The managing director of Volkswagen Ireland, Lars Himmer, has been invited to appear before the Oireachtas transport committee over the pollution emissions scandal.
Separately, Environment Minister Alan Kelly is seeking a private meeting with Mr Himmer, who took up his post in January. The group has almost 26% market share in Ireland from its brands Volkswagen, Audi, Skoda, and Seat.
Both the transport committee, headed by Fine Gael TD John O’Mahony, and Mr Kelly want to establish how many vehicles in Ireland are affected by the scandal.
Last week Volkswagen admitted 11m of its diesel vehicles worldwide had been fitted with defeat device software which conned testers into believing the vehicles met environmental standards.
The Department of the Environment confirmed Mr Kelly is seeking to speak to Volkswagen about the possible environmental impacts of the scandal, should Irish cars be affected.
A response has been received and a meeting will take place “at the earliest convenience”.
Volkswagen Ireland has yet to clarify how many Irish cars will be part of any global recall, but reports have put the figure at between 50,000 and 80,000 vehicles.
The car manufacturer has said it would refit the software on the affected cars in the coming weeks and months.
However, if this affects the cars’ emissions and fuel consumption, it may impact on what Irish drivers pay in motor tax. All Irish vehicles sold since July 2008 are taxed based on CO2 emissions rather than engine size.
In a statement, the department said it was keeping the matter “under review”.
“Should revised vehicle registration certificates be issued in relation to such vehicles in order to reflect the actual level of emissions relating to them, this would affect the rates of motor tax applicable. The matter will be kept under review,” said the statement.
The director general of the Society of the Irish Motor Industry, Alan Nolan, said the scandal had not affected Volkswagen sales here but it was “early days” — although sales may not be affected at all.
However, he called on Volkswagen to clarify the issues as quickly as possible, not only for the benefit of consumers but also to the motor industry here.

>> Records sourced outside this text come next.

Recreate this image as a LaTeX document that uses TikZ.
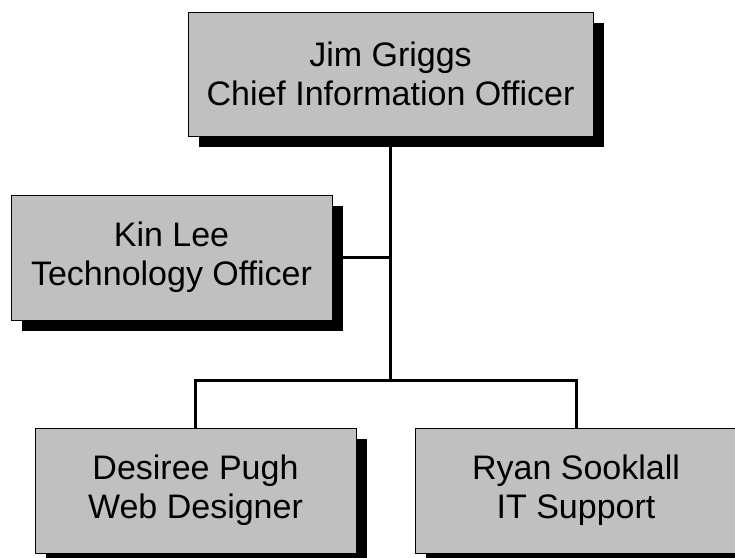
\documentclass[tikz,border=0pt]{standalone}
\usepackage{fontspec}
\setmainfont{Liberation Sans}
\usetikzlibrary{shadows}
\definecolor{boxgray}{HTML}{C0C0C0}
\begin{document}
\begin{tikzpicture}[x=1pt,y=-1pt,
  orgbox/.style={draw=black, line width=0.9pt, fill=boxgray, inner sep=0pt,
    minimum height=125pt, align=center,
    font=\fontsize{34}{39}\selectfont,
    drop shadow={shadow xshift=11pt, shadow yshift=-11pt, fill=black, opacity=1}},
  link/.style={line width=3pt, draw=black}]
\useasboundingbox (0,0) rectangle (735,557);
\node[orgbox, minimum width=405pt, minimum height=124pt] (cio) at (390.5,74) {Jim Griggs\\Chief Information Officer};
\node[orgbox, minimum width=321pt] (kin) at (171.5,257.5) {Kin Lee\\Technology Officer};
\node[orgbox, minimum width=321pt] (des) at (195.5,490.5) {Desiree Pugh\\Web Designer};
\node[orgbox, minimum width=322pt] (ryan) at (576,490.5) {Ryan Sooklall\\IT Support};
\coordinate (j) at (390.5,380);
\begin{scope}[on background layer/.try]
\end{scope}
\draw[link] (cio.south) -- (j);
\draw[link] (kin.east) -- (kin.east -| cio.south);
\draw[link] (des.north) -- (des.north |- j) -- (ryan.north |- j) -- (ryan.north);
\end{tikzpicture}
\end{document}
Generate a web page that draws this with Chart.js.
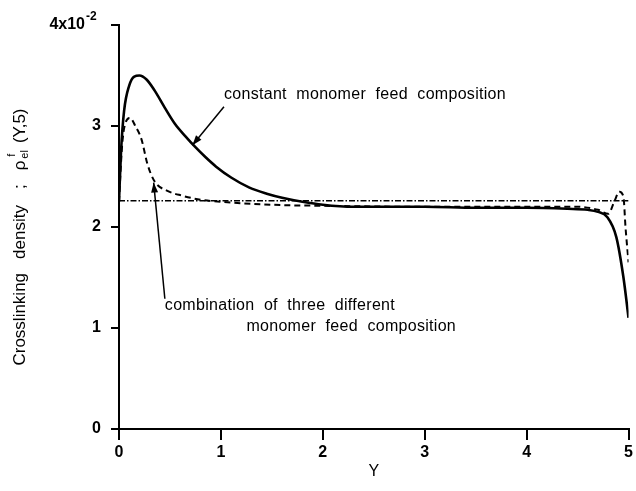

“Obviously, Volkswagen will have to clarify the issues for consumers and for everyone in the industry. They have said they will. There is clearly an amount of work to be done. It’s clear that these are very serious issues so we would expect that the answers are detailed and accurate,” he said.
Mr Nolan said trust was a key issue but hoped that the scandal would lead to a better testing system that prioritised “real-world” driving conditions over laboratory testing
“We don’t make cars, we import them. When something damages belief in the system, and when people can’t trust the numbers, then it’s clearly is damaging to us all. As soon as its clarified, hopefully we can move on,” he said.